I am trying to solve certain type of differential equations. For this I was trying to obtain $\mathcal{L}\{f(t)/t^2\} $. There is a question related to this for another similar case when f(t)/t, at here Laplace transform of $f(t)/t$
According to the book Tables of Laplace transforms. Springer Science & Business Media. Oberhettinger (2012), page 4. Such Laplace transform exist and is represented in the general form.
$\mathcal{L}\{t^{-n}f(t)\} = \int_p^\infty ... \int_p^\infty g(p) (dp)^{n}$
for my particular case:
$\mathcal{L}\{f(t)/t^2\} = \int_p^\infty \int_p^\infty g(p) (dp)^{2}$
It is still unclear to me, what is the purpose of having this kind of "dummy" multidimensional integral. And why it would help in the process to make things "better" so I can obtain the inverse Laplace transform of my nonlinear ode.
Thanks for your comments!
Ps.
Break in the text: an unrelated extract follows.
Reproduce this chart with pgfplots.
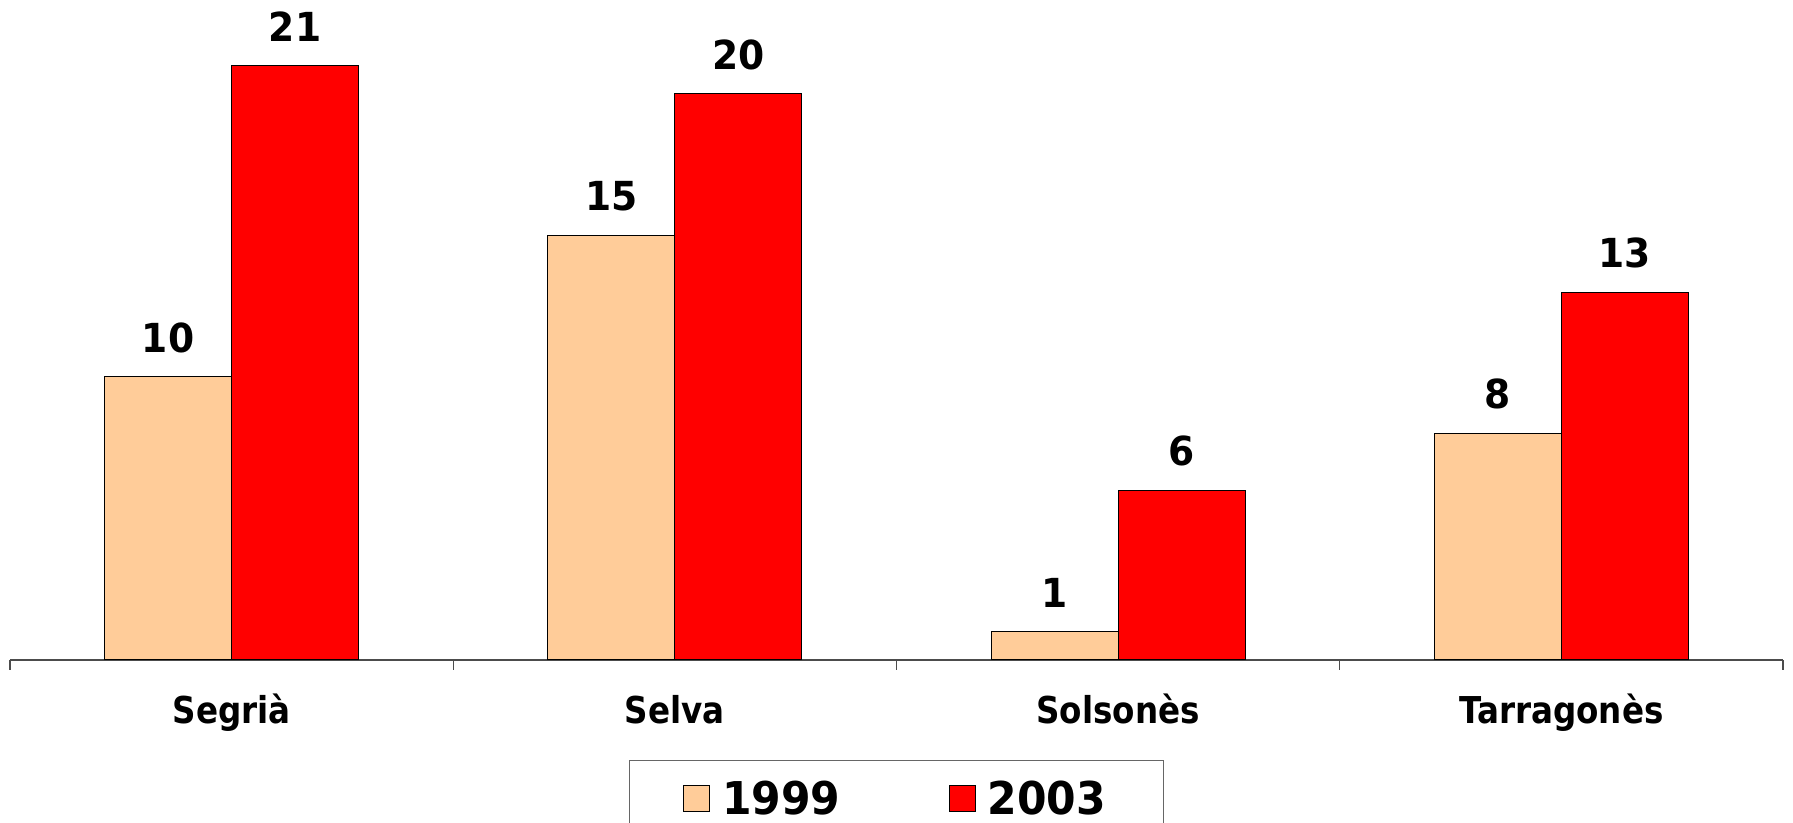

The nonlinear ODE is the following:
$\left(\frac{A}{r^2}+B r^2+ C \right) u(r)-u''(r)=0$
If $f$ is piecewise continuous on $[0,+\infty[$ and of exponential order $\alpha$ and assume $\lim_{t\to 0^{+}}(f(t)/t)$ exists, so $$L\left\{ \frac{f(t)}{t}\right\}(s)=\int_{s}^{+\infty}F(u)\, {\rm d}u,$$ where $F(s):=L\{f\}(s)$ it is follows since:
Then, substitution $f(t)$ by a new function $f(t)/t$ and then you have $$L\left\{\frac{f(t)/t}{t}\right\}(s)=L\left\{\frac{f(t)}{t^{2}}\right\}(s)=\int_{s}^{+\infty}L\left\{\frac{f(t)}{t} \right\}(u)\, {\rm d}u=\int_{s}^{+\infty}\int_{r}^{+\infty}F(v) \, {\rm d}v{\rm d}u.$$ Then, by mathematical induction over the $n$ natural you should arrive to $L\{f(t)/t^{n}\}$ as in your textbook.
N.B: I don't know anything about your non-linear ODE, so I don't know how the identity shown can be useful, so I can't answer that part.